--- BEGIN Entries ---
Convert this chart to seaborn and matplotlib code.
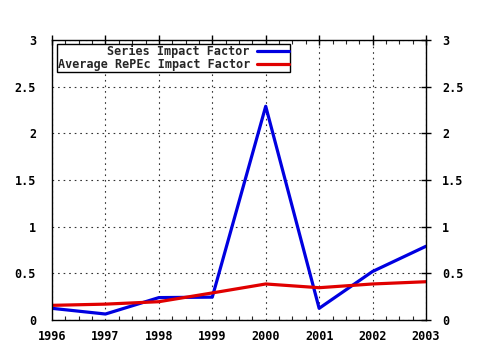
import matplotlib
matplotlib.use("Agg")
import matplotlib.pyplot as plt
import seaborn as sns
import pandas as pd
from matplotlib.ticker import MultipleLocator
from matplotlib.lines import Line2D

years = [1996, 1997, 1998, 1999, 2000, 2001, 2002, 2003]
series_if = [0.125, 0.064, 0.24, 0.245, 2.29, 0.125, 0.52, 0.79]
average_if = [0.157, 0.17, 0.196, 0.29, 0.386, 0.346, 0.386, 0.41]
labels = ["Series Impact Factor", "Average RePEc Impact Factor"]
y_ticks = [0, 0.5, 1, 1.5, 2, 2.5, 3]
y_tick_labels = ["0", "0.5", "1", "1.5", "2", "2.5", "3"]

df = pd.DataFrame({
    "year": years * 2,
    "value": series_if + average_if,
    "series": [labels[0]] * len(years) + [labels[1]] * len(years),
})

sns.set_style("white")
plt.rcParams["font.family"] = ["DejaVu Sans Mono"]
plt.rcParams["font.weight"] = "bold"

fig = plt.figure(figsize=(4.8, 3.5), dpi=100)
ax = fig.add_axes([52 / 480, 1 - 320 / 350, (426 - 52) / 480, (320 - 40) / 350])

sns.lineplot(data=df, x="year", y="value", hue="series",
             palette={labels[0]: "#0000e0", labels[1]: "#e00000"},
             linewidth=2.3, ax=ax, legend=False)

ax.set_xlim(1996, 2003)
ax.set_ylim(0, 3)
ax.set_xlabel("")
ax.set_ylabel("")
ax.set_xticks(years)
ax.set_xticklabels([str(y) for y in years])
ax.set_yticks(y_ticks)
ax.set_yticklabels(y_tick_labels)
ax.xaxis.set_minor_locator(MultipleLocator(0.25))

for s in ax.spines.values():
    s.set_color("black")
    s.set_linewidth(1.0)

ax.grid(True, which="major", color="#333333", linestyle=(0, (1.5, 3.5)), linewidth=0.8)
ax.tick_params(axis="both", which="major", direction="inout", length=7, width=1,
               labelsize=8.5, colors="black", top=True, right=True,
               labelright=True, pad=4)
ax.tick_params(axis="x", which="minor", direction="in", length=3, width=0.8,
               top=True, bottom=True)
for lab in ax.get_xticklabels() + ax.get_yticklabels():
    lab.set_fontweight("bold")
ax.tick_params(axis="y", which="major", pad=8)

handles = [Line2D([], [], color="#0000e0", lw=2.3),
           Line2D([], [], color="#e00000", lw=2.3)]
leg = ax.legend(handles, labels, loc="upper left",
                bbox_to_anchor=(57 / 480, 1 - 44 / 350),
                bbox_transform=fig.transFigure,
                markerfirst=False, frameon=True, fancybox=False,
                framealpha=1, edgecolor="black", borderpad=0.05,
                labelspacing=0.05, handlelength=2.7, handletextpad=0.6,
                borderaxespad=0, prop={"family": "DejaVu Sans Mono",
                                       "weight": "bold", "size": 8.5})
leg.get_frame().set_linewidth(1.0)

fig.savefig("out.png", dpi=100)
--- END Entries ---
--- BEGIN Entries ---
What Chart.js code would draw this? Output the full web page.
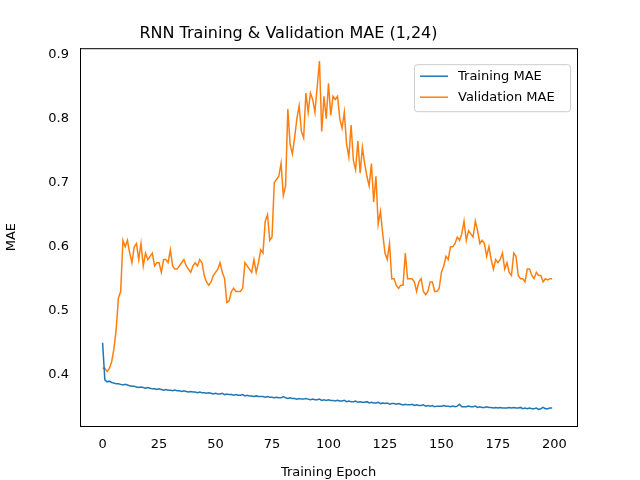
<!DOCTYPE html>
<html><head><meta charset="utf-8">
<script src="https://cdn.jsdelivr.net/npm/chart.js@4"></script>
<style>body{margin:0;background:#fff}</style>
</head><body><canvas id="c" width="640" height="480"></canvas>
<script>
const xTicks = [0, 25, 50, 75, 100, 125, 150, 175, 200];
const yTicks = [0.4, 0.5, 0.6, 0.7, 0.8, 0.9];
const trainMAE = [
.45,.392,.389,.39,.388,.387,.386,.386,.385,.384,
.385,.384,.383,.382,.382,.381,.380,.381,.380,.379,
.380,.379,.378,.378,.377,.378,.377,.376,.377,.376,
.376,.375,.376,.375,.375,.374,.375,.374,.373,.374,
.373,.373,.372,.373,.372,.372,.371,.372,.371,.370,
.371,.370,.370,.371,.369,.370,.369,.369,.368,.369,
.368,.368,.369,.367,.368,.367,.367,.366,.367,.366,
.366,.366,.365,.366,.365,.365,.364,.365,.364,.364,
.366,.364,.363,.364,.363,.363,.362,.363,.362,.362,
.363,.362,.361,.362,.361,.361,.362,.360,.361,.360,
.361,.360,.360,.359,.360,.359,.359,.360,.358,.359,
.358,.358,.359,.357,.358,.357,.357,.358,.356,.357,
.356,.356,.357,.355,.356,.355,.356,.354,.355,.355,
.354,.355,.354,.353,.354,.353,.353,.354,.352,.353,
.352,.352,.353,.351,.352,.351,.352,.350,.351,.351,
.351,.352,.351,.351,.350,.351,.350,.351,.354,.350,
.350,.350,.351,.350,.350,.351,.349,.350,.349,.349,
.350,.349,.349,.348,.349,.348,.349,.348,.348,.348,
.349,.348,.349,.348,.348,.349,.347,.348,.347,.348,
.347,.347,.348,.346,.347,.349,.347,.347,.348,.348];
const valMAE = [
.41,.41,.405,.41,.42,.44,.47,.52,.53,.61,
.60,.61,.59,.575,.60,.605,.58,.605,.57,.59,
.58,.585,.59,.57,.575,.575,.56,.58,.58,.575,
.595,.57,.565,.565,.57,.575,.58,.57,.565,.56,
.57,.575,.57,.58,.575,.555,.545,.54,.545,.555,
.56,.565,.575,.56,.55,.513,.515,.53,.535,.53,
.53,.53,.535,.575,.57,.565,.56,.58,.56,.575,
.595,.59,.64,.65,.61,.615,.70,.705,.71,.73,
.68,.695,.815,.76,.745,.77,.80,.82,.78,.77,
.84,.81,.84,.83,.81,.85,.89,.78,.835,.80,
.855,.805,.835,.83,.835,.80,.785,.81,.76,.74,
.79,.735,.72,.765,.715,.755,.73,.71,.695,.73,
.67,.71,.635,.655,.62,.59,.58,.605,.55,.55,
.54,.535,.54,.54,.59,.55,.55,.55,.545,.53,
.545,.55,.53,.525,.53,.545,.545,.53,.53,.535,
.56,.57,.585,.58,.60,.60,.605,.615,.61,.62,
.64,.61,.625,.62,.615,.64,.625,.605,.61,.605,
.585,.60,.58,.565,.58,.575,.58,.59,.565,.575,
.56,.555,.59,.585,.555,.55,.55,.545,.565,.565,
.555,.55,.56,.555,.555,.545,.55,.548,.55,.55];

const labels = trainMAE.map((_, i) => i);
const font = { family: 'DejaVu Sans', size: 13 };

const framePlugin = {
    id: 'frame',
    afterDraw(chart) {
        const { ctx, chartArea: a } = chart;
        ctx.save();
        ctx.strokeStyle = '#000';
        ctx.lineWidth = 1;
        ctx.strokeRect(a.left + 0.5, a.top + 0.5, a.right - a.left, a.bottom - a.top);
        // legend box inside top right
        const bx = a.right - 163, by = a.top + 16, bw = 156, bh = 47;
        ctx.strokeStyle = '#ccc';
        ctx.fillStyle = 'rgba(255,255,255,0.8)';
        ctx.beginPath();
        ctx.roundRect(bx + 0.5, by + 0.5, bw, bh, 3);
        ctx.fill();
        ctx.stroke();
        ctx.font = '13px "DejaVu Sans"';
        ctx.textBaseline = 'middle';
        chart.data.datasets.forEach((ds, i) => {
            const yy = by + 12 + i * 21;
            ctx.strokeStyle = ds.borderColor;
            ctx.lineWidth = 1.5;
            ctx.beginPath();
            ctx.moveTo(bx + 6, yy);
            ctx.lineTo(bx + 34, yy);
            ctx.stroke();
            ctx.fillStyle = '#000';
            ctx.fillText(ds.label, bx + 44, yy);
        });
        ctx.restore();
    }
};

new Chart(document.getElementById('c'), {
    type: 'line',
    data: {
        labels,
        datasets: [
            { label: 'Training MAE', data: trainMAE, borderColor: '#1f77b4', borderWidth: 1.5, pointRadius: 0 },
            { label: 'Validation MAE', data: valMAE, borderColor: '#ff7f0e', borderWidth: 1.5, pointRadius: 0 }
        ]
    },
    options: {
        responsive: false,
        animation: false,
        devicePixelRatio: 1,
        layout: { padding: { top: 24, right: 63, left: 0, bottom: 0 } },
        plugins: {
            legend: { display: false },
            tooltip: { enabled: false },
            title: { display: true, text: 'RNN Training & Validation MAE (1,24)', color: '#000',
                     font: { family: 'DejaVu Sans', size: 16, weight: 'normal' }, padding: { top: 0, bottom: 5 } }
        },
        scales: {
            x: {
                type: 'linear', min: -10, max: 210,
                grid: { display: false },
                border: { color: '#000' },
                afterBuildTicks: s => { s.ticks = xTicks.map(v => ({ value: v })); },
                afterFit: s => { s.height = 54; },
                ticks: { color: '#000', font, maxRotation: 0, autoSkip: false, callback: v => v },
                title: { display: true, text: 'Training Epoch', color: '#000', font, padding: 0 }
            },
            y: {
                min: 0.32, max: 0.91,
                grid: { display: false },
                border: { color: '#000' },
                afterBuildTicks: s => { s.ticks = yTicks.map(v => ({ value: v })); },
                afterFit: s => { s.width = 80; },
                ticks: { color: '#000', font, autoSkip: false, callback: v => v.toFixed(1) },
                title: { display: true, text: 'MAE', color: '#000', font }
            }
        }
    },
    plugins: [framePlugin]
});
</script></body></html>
--- END Entries ---
• [Aim] Make an exact copy of the lines from the one holding "Convert this chart" through the one holding "from matplotlib.lines import Line2D", end lines included, without the pictures.

• [Solution]
Convert this chart to seaborn and matplotlib code.
import matplotlib
matplotlib.use("Agg")
import matplotlib.pyplot as plt
import seaborn as sns
import pandas as pd
from matplotlib.ticker import MultipleLocator
from matplotlib.lines import Line2D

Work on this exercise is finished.